Right now there are pretty much two types of virtual reality headsets.

There are some that connect to a PC to deliver high-performance graphics and motion sensing, enabling “six degrees of freedom” by letting you walk around a room and interact with virtual environments. The Oculus Rift and HTC Vive are prime examples.

The other type of headset is based on smartphones (or smartphone-like hardware). Put a phone in a headset (or buy an all-in-one headset) and you don’t have to worry about tripping over wires. But you generally get less processing power and less motion support.

Qualcomm’s new VR Development Kit could change that. The company has unveiled a new kit that offers motion tracking and eye-tracking features to enable 6-degrees of freedom, support for gesture-based input (use your hands and fingers as controllers), and eye-tracking technology to better enhance visuals based on what you’re looking at.

Snapdragon VR820 HMD development kit (older model)

The new kit is expected to be available in the second quarter of 2017 and it’s aimed at developers rather than the general public. Qualcomm has no plans to sell VR headsets to consumers. Instead, the company is creating a platform that it hopes other companies will adopt when developing their own headsets.

The development kit is a wearable headset with a Qualcomm Snapdragon 835 processor, a 2560 x 1440 pixel AMOLED display (which means each eye essentially sees a 720p screen), 4GB of RAM, and 64GB of UFS flash storage.

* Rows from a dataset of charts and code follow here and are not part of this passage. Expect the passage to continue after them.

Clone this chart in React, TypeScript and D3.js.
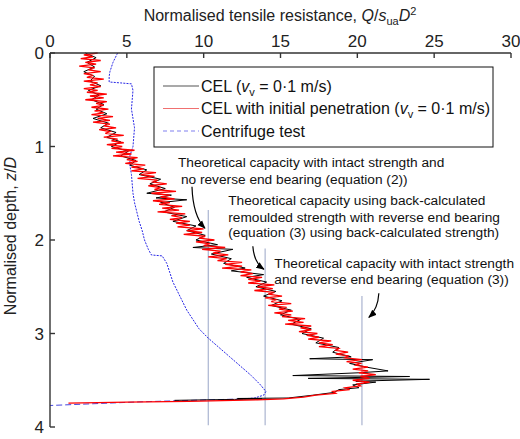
import * as d3 from 'd3';

// depth z/D, resistance Q/(s_ua D^2)
const celRun: [number, number][] = [
  [0.0, 2.3], [0.05, 3.0], [0.1, 2.4], [0.15, 2.9], [0.2, 2.2], [0.25, 2.9], [0.3, 2.6], [0.35, 3.3],
  [0.4, 2.5], [0.45, 3.2], [0.5, 2.7], [0.55, 3.5], [0.6, 3.0], [0.65, 3.7], [0.7, 2.8], [0.75, 3.8],
  [0.8, 3.3], [0.85, 4.3], [0.9, 3.7], [0.95, 4.6], [1.0, 4.0], [1.05, 5.1], [1.1, 4.6], [1.15, 5.6],
  [1.2, 5.2], [1.25, 6.3], [1.3, 5.8], [1.35, 7.2], [1.4, 6.5], [1.45, 7.5], [1.5, 6.3], [1.52, 7.9],
  [1.55, 6.9], [1.57, 8.9], [1.6, 7.2], [1.65, 8.1], [1.7, 7.4], [1.75, 8.9], [1.8, 8.0], [1.85, 9.5],
  [1.9, 8.9], [1.95, 10.1], [2.0, 9.5], [2.05, 10.9], [2.08, 9.3], [2.1, 11.9], [2.15, 10.5], [2.2, 11.8],
  [2.25, 11.3], [2.3, 12.7], [2.33, 11.8], [2.37, 13.9], [2.4, 12.8], [2.45, 14.1], [2.5, 13.4], [2.55, 14.7],
  [2.6, 13.9], [2.65, 15.1], [2.7, 14.4], [2.75, 15.7], [2.8, 15.0], [2.85, 16.3], [2.9, 15.7], [2.95, 17.0],
  [3.0, 16.4], [3.05, 17.8], [3.1, 17.3], [3.15, 18.8], [3.2, 18.4], [3.25, 19.6], [3.27, 16.9], [3.28, 21.0],
  [3.32, 19.5], [3.36, 20.6], [3.4, 22.0], [3.42, 20.1], [3.45, 15.8], [3.46, 23.4], [3.48, 16.8], [3.49, 24.7],
  [3.51, 19.9], [3.52, 21.2], [3.55, 19.7], [3.58, 20.1], [3.6, 18.8], [3.63, 18.5], [3.66, 17.1], [3.69, 15.5],
  [3.695, 12.2], [3.7, 13.8], [3.705, 12.0], [3.715, 8.1],
];

const celPenetration: [number, number][] = [
  [0.0, 3.1], [0.02, 2.2], [0.04, 2.8], [0.06, 2.0], [0.08, 3.3], [0.1, 2.3], [0.12, 3.0], [0.14, 1.9], [0.16, 2.9], [0.18, 2.5],
  [0.2, 3.3], [0.22, 2.2], [0.24, 2.8], [0.26, 2.4], [0.28, 3.5], [0.3, 2.2], [0.32, 3.1], [0.34, 2.6], [0.36, 3.3], [0.38, 2.2],
  [0.4, 3.1], [0.42, 2.4], [0.44, 3.7], [0.46, 2.6], [0.48, 3.5], [0.5, 2.3], [0.52, 3.7], [0.54, 3.0], [0.56, 3.5], [0.58, 2.7],
  [0.6, 3.8], [0.62, 2.9], [0.64, 3.5], [0.66, 2.7], [0.68, 4.1], [0.7, 3.1], [0.72, 3.9], [0.74, 2.8], [0.76, 3.9], [0.78, 3.5],
  [0.8, 4.3], [0.82, 3.2], [0.84, 3.9], [0.86, 3.6], [0.88, 4.8], [0.9, 3.5], [0.92, 4.4], [0.94, 4.0], [0.96, 4.8], [0.98, 3.7],
  [1.0, 4.7], [1.02, 4.0], [1.04, 5.5], [1.06, 4.3], [1.08, 5.3], [1.1, 4.1], [1.12, 5.7], [1.14, 5.0], [1.16, 5.7], [1.18, 4.9],
  [1.2, 6.2], [1.22, 5.3], [1.24, 6.1], [1.26, 5.3], [1.28, 6.9], [1.3, 5.9], [1.32, 6.8], [1.34, 5.7], [1.36, 7.0], [1.38, 6.7],
  [1.4, 7.6], [1.42, 6.4], [1.44, 7.2], [1.46, 6.8], [1.48, 8.2], [1.5, 6.6], [1.52, 7.8], [1.54, 7.2], [1.56, 8.1], [1.58, 6.7],
  [1.6, 7.8], [1.62, 7.1], [1.64, 8.6], [1.66, 7.3], [1.68, 8.4], [1.7, 7.0], [1.72, 8.8], [1.74, 7.9], [1.76, 8.6], [1.78, 7.8],
  [1.8, 9.1], [1.82, 8.2], [1.84, 9.1], [1.86, 8.3], [1.88, 10.0], [1.9, 8.9], [1.92, 9.9], [1.94, 8.7], [1.96, 10.1], [1.98, 9.7],
  [2.0, 10.7], [2.02, 9.5], [2.04, 10.4], [2.06, 10.0], [2.08, 11.4], [2.1, 9.9], [2.12, 11.1], [2.14, 10.6], [2.16, 11.6], [2.18, 10.3],
  [2.2, 11.5], [2.22, 10.9], [2.24, 12.5], [2.26, 11.4], [2.28, 12.5], [2.3, 11.2], [2.32, 13.1], [2.34, 12.4], [2.36, 13.2], [2.38, 12.4],
  [2.4, 13.8], [2.42, 12.9], [2.44, 13.7], [2.46, 12.9], [2.48, 14.6], [2.5, 13.5], [2.52, 14.5], [2.54, 13.3], [2.56, 14.6], [2.58, 14.2],
  [2.6, 15.1], [2.62, 14.0], [2.64, 14.7], [2.66, 14.4], [2.68, 15.7], [2.7, 14.2], [2.72, 15.4], [2.74, 14.9], [2.76, 15.8], [2.78, 14.6],
  [2.8, 15.7], [2.82, 15.1], [2.84, 16.6], [2.86, 15.5], [2.88, 16.5], [2.9, 15.3], [2.92, 17.0], [2.94, 16.3], [2.96, 17.0], [2.98, 16.2],
  [3.0, 17.4], [3.02, 16.7], [3.04, 17.5], [3.06, 16.8], [3.08, 18.3], [3.1, 17.5], [3.12, 18.4], [3.14, 17.5], [3.16, 18.8], [3.18, 18.6],
  [3.2, 19.4], [3.22, 18.6], [3.24, 19.4], [3.26, 19.2], [3.28, 20.3], [3.3, 19.3], [3.32, 20.2], [3.34, 19.9], [3.36, 20.7], [3.38, 19.7],
  [3.4, 20.7], [3.42, 20.1], [3.44, 21.2], [3.46, 20.2], [3.48, 20.8], [3.5, 19.7], [3.52, 20.8], [3.54, 20.0], [3.56, 20.2], [3.58, 19.2],
  [3.6, 19.5], [3.62, 18.4], [3.64, 18.6], [3.66, 17.3], [3.68, 16.5], [3.7, 15.2], [3.71, 13.5], [3.725, 9.0], [3.735, 5.0], [3.745, 1.2],
];

const centrifuge: [number, number][] = [
  [0.0, 4.4], [0.05, 4.25], [0.1, 4.1], [0.15, 4.0], [0.2, 3.9], [0.25, 3.85], [0.31, 3.85], [0.32, 4.6],
  [0.33, 5.3], [0.4, 5.4], [0.5, 5.35], [0.6, 5.3], [0.7, 5.4], [0.8, 5.5], [0.9, 5.45], [1.0, 5.4],
  [1.1, 5.2], [1.2, 5.2], [1.3, 5.3], [1.4, 5.35], [1.5, 5.4], [1.6, 5.5], [1.7, 5.65], [1.8, 5.8],
  [1.9, 6.0], [2.0, 6.15], [2.1, 6.4], [2.16, 6.6], [2.17, 7.3], [2.25, 7.6], [2.35, 7.8], [2.45, 8.0],
  [2.55, 8.3], [2.65, 8.6], [2.75, 8.9], [2.85, 9.3], [2.95, 9.7], [3.05, 10.3], [3.15, 11.0], [3.25, 11.7],
  [3.35, 12.4], [3.45, 13.1], [3.55, 13.7], [3.62, 14.05], [3.66, 13.9], [3.69, 13.3], [3.7, 12.5],
];
// final drop of the centrifuge trace back to zero
const centrifugeTail: [number, number][] = [[3.7, 12.5], [3.73, 6.0], [3.77, 0.0]];

// theoretical capacities and the depth each marker line starts from
const capacityValues = [10.3, 14.0, 20.3];
const capacityTops = [1.68, 2.09, 2.6];
const capacityBottom = 3.98;

const xTicks = [0, 5, 10, 15, 20, 25, 30];
const yTicks = [0, 1, 2, 3, 4];

const font = '"Liberation Sans", Arial, Helvetica, sans-serif';

function VLabel() {
  return (
    <>
      <tspan fontStyle="italic">v</tspan>
      <tspan dy={4} fontSize={11}>v</tspan>
      <tspan dy={-4}> = 0·1 m/s)</tspan>
    </>
  );
}

export default function App() {
  const width = 520;
  const height = 439;
  const x = d3.scaleLinear().domain([0, 30]).range([50, 511]);
  const y = d3.scaleLinear().domain([0, 4]).range([53, 427]);

  const line = d3
    .line<[number, number]>()
    .x((d) => x(d[1]))
    .y((d) => y(d[0]));

  // curved leader arrows, in data units: start, control, tip
  const arrows: [number, number][][] = [
    [[9.24, 1.43], [9.3, 1.74], [10.08, 1.874]],
    [[13.2, 2.066], [13.27, 2.24], [13.92, 2.313]],
    [[21.4, 2.57], [21.34, 2.74], [20.75, 2.827]],
  ];

  const notes: [number, number, string][] = [
    [8.33, 1.22, 'Theoretical capacity with intact strength and'],
    [8.52, 1.4, 'no reverse end bearing (equation (2))'],
    [11.6, 1.63, 'Theoretical capacity using back-calculated'],
    [11.6, 1.81, 'remoulded strength with reverse end bearing'],
    [11.6, 1.97, '(equation (3) using back-calculated strength)'],
    [14.6, 2.3, 'Theoretical capacity with intact strength'],
    [14.6, 2.475, 'and reverse end bearing (equation (3))'],
  ];

  const legendRows = [
    { key: 'cel', color: '#555', dash: undefined, label: <>CEL (<VLabel /></> },
    { key: 'pen', color: '#f07070', dash: undefined, label: <>CEL with initial penetration (<VLabel /></> },
    { key: 'cfg', color: '#8080f0', dash: '4,3', label: <>Centrifuge test</> },
  ];

  return (
    <svg
      width={width}
      height={height}
      style={{ position: 'absolute', left: 0, top: 0, background: '#fff' }}
      fontFamily={font}
    >
      <defs>
        <marker id="tip" viewBox="0 0 10 10" refX="9" refY="5" markerWidth="7" markerHeight="7" orient="auto">
          <path d="M0,1 L10,5 L0,9 Z" fill="#000" />
        </marker>
      </defs>

      {/* theoretical capacity markers */}
      {capacityValues.map((v, i) => (
        <line
          key={v}
          x1={x(v)}
          x2={x(v)}
          y1={y(capacityTops[i])}
          y2={y(capacityBottom)}
          stroke="#aab4d0"
          strokeWidth={1.2}
        />
      ))}

      {/* centrifuge test */}
      <path d={line(centrifuge) ?? ''} fill="none" stroke="#2626e6" strokeWidth={1} strokeDasharray="2,1.2" />
      <path d={line(centrifugeTail) ?? ''} fill="none" stroke="#4646e0" strokeWidth={1} strokeDasharray="6,3" />

      {/* CEL runs */}
      <path d={line(celRun) ?? ''} fill="none" stroke="#000" strokeWidth={1} />
      <path d={line(celPenetration) ?? ''} fill="none" stroke="#ff0000" strokeWidth={1.3} />

      {/* axes */}
      <g stroke="#333" strokeWidth={1.4} fill="none">
        <line x1={x(0)} x2={x(30)} y1={y(0)} y2={y(0)} />
        <line x1={x(0)} x2={x(0)} y1={y(0)} y2={y(4)} />
        {xTicks.map((t) => (
          <line key={t} x1={x(t)} x2={x(t)} y1={y(0)} y2={y(0) + 5} />
        ))}
        {yTicks.map((t) => (
          <line key={t} x1={x(0)} x2={x(0) + 5} y1={y(t)} y2={y(t)} />
        ))}
      </g>
      <g fontSize={17} fill="#222">
        {xTicks.map((t) => (
          <text key={t} x={x(t)} y={y(0) - 6} textAnchor="middle">
            {t}
          </text>
        ))}
        {yTicks.map((t) => (
          <text key={t} x={x(0) - 6} y={y(t) + 6} textAnchor="end">
            {t}
          </text>
        ))}
      </g>

      <text x={280} y={21} fontSize={16} textAnchor="middle" fill="#222">
        Normalised tensile resistance, <tspan fontStyle="italic">Q</tspan>/<tspan fontStyle="italic">s</tspan>
        <tspan dy={4} fontSize={11}>ua</tspan>
        <tspan dy={-4} fontStyle="italic">D</tspan>
        <tspan dy={-6} fontSize={11}>2</tspan>
      </text>
      <text transform="translate(16,236) rotate(-90)" fontSize={16} textAnchor="middle" fill="#222">
        Normalised depth, <tspan fontStyle="italic">z</tspan>/<tspan fontStyle="italic">D</tspan>
      </text>

      {/* legend */}
      <rect x={154} y={67} width={339} height={80} fill="#fff" stroke="#111" strokeWidth={1} />
      {legendRows.map((r, i) => {
        const cy = 86 + i * 22.5;
        return (
          <g key={r.key}>
            <line x1={163} x2={199} y1={cy} y2={cy} stroke={r.color} strokeWidth={1.2} strokeDasharray={r.dash} />
            <text x={201} y={cy + 5.5} fontSize={16} fill="#111">
              {r.label}
            </text>
          </g>
        );
      })}

      {/* annotations */}
      <g fontSize={13.7} fill="#111">
        {notes.map(([nx, ny, t]) => (
          <text key={t} x={x(nx)} y={y(ny)}>
            {t}
          </text>
        ))}
      </g>
      {arrows.map((a, i) => (
        <path
          key={i}
          d={`M${x(a[0][0])},${y(a[0][1])} Q${x(a[1][0])},${y(a[1][1])} ${x(a[2][0])},${y(a[2][1])}`}
          fill="none"
          stroke="#000"
          strokeWidth={1.2}
          markerEnd="url(#tip)"
        />
      ))}
    </svg>
  );
}
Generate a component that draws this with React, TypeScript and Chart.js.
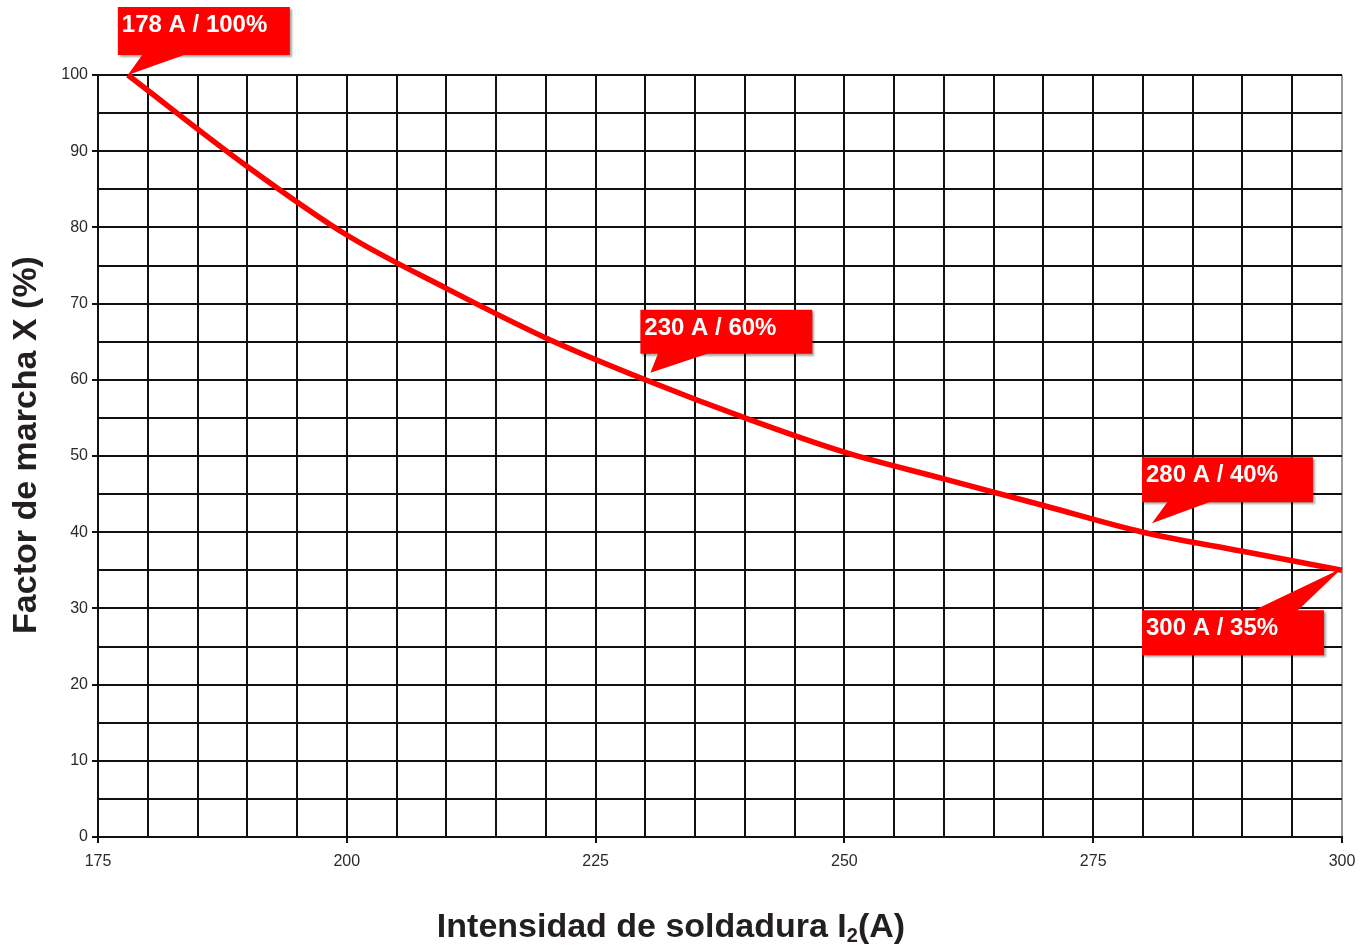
import React, { useEffect, useRef } from "react";
import { Chart, registerables } from "chart.js";

Chart.register(...registerables);

// ---- data ----
const currentA = [178, 190, 200, 210, 220, 230, 240, 250, 260, 270, 280, 290, 300];
const dutyPct = [100, 88, 79, 72, 65.5, 60, 55, 50.5, 47, 43.5, 40, 37.5, 35];

const calloutA = [178, 230, 280, 300];
const calloutPct = [100, 60, 40, 35];
const calloutText = ["178 A / 100%", "230 A / 60%", "280 A / 40%", "300 A / 35%"];

const xTicksMin = 175;
const xTicksMax = 300;
const yTicksMin = 0;
const yTicksMax = 100;

const yTitle = "Factor de marcha X (%)";
const xTitleMain = "Intensidad de soldadura I";
const xTitleSub = "2";
const xTitleEnd = "(A)";

const FONT = '"Liberation Sans", Arial, sans-serif';

// callout box geometry relative to anchor point (style/layout only)
const calloutGeom = [
  { dx: -10, dy: -68, w: 172, h: 48, side: "bottom", b1: 25, b2: 69, tx: 0, ty: 0 },
  { dx: -5, dy: -70, w: 172, h: 44, side: "bottom", b1: 18, b2: 70, tx: 5, ty: -7 },
  { dx: -1, dy: -75, w: 171, h: 45, side: "bottom", b1: 26, b2: 70, tx: 9, ty: -9 },
  { dx: -200, dy: 40, w: 182, h: 45, side: "top", b1: 110, b2: 155, tx: 0, ty: -2 },
];

const overlayPlugin = {
  id: "overlay",
  afterDraw(chart: any) {
    const ctx = chart.ctx as CanvasRenderingContext2D;
    const xs = chart.scales.x;
    const ys = chart.scales.y;

    // callouts
    calloutA.forEach((a, i) => {
      const g = calloutGeom[i];
      const ax = xs.getPixelForValue(a);
      const ay = ys.getPixelForValue(calloutPct[i]);
      const bx = ax + g.dx;
      const by = ay + g.dy;
      ctx.save();
      ctx.fillStyle = "#ff0000";
      ctx.shadowColor = "rgba(0,0,0,0.35)";
      ctx.shadowOffsetX = 2;
      ctx.shadowOffsetY = 2;
      ctx.shadowBlur = 2;
      ctx.beginPath();
      ctx.rect(bx, by, g.w, g.h);
      ctx.fill();
      ctx.shadowColor = "rgba(0,0,0,0)";
      ctx.beginPath();
      const edgeY = g.side === "bottom" ? by + g.h : by;
      ctx.moveTo(bx + g.b1, edgeY + (g.side === "bottom" ? -1 : 1));
      ctx.lineTo(ax + g.tx, ay + g.ty);
      ctx.lineTo(bx + g.b2, edgeY + (g.side === "bottom" ? -1 : 1));
      ctx.closePath();
      ctx.fill();
      ctx.fillStyle = "#ffffff";
      ctx.font = `bold 24px ${FONT}`;
      ctx.textAlign = "left";
      ctx.textBaseline = "alphabetic";
      ctx.fillText(calloutText[i], bx + 4, by + 25);
      ctx.restore();
    });

    // y axis title
    ctx.save();
    ctx.fillStyle = "#231f20";
    ctx.font = `bold 34px ${FONT}`;
    ctx.textAlign = "center";
    ctx.textBaseline = "alphabetic";
    ctx.translate(36, 445);
    ctx.rotate(-Math.PI / 2);
    ctx.fillText(yTitle, 0, 0);
    ctx.restore();

    // x axis title with subscript
    ctx.save();
    ctx.fillStyle = "#231f20";
    ctx.textAlign = "left";
    ctx.textBaseline = "alphabetic";
    const mainFont = `bold 34px ${FONT}`;
    const subFont = `bold 20px ${FONT}`;
    ctx.font = mainFont;
    const w1 = ctx.measureText(xTitleMain).width;
    const w3 = ctx.measureText(xTitleEnd).width;
    ctx.font = subFont;
    const w2 = ctx.measureText(xTitleSub).width;
    const total = w1 + w2 + w3;
    const cx = 671;
    const x0 = cx - total / 2;
    const base = 937;
    ctx.font = mainFont;
    ctx.fillText(xTitleMain, x0, base);
    ctx.font = subFont;
    ctx.fillText(xTitleSub, x0 + w1, base + 5);
    ctx.font = mainFont;
    ctx.fillText(xTitleEnd, x0 + w1 + w2, base);
    ctx.restore();
  },
};

export default function App() {
  const ref = useRef<HTMLCanvasElement | null>(null);

  useEffect(() => {
    document.body.style.margin = "0";
    const canvas = ref.current;
    if (!canvas) return;
    const points = currentA.map((a, i) => ({ x: a, y: dutyPct[i] }));
    const gridColor = (ctx: any) =>
      ctx.tick && ctx.tick.value === xTicksMax ? "#9a9a9a" : "#111111";
    const chart = new Chart(canvas, {
      type: "line",
      data: {
        datasets: [
          {
            data: points,
            borderColor: "#ff0000",
            borderWidth: 5.5,
            pointRadius: 0,
            cubicInterpolationMode: "monotone",
            fill: false,
            clip: false as any,
          },
        ],
      },
      options: {
        animation: false,
        responsive: true,
        maintainAspectRatio: false,
        layout: { padding: { top: 75, right: 28, left: 0, bottom: 0 } },
        plugins: {
          legend: { display: false },
          tooltip: { enabled: false },
          title: { display: false },
        },
        scales: {
          x: {
            type: "linear",
            min: xTicksMin,
            max: xTicksMax,
            afterFit: (s: any) => {
              s.height = 108;
            },
            border: { display: true, color: "#111111", width: 2 },
            grid: {
              color: gridColor,
              lineWidth: 2,
              tickLength: 6,
              tickColor: (c: any) => (c.tick && c.tick.value % 25 === 0 ? "#111111" : "rgba(0,0,0,0)"),
              tickWidth: 2,
            },
            ticks: {
              stepSize: 5,
              autoSkip: false,
              maxRotation: 0,
              padding: 9,
              color: "#2a2a2a",
              font: { family: FONT, size: 16 },
              callback: (v: any) => (Number(v) % 25 === 0 ? String(v) : ""),
            },
          },
          y: {
            type: "linear",
            min: yTicksMin,
            max: yTicksMax,
            afterFit: (s: any) => {
              s.width = 98;
            },
            border: { display: true, color: "#111111", width: 2 },
            grid: {
              color: "#111111",
              lineWidth: 2,
              tickLength: 6,
              tickColor: (c: any) => (c.tick && c.tick.value % 10 === 0 ? "#111111" : "rgba(0,0,0,0)"),
              tickWidth: 2,
            },
            ticks: {
              stepSize: 5,
              autoSkip: false,
              padding: 4,
              color: "#2a2a2a",
              font: { family: FONT, size: 16 },
              callback: (v: any) => (Number(v) % 10 === 0 ? String(v) : ""),
            },
          },
        },
      },
      plugins: [overlayPlugin],
    });
    return () => chart.destroy();
  }, []);

  return (
    <div style={{ position: "absolute", left: 0, top: 0, width: 1370, height: 945 }}>
      <canvas ref={ref} />
    </div>
  );
}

It supports WiFi and Bluetooth and has a USB 3.1 port for power. There’s a trackpad on the right side of the head-mounted display for input. And there’s an integrated audio codec.

There are also two monochromatic VGA cameras pointed at your eyes to follow your gaze, motion sensors to track your movement through space, and two monochromatic 1280 x 800 cameras for motion tracking.

Qualcomm has partnered with Leap Motion for hand tracking features, and the eye-tracking helps the virtual reality system make better use of limited resources by rendering contact that you’re looking directly at and using less detail for other items that are in your peripheral view.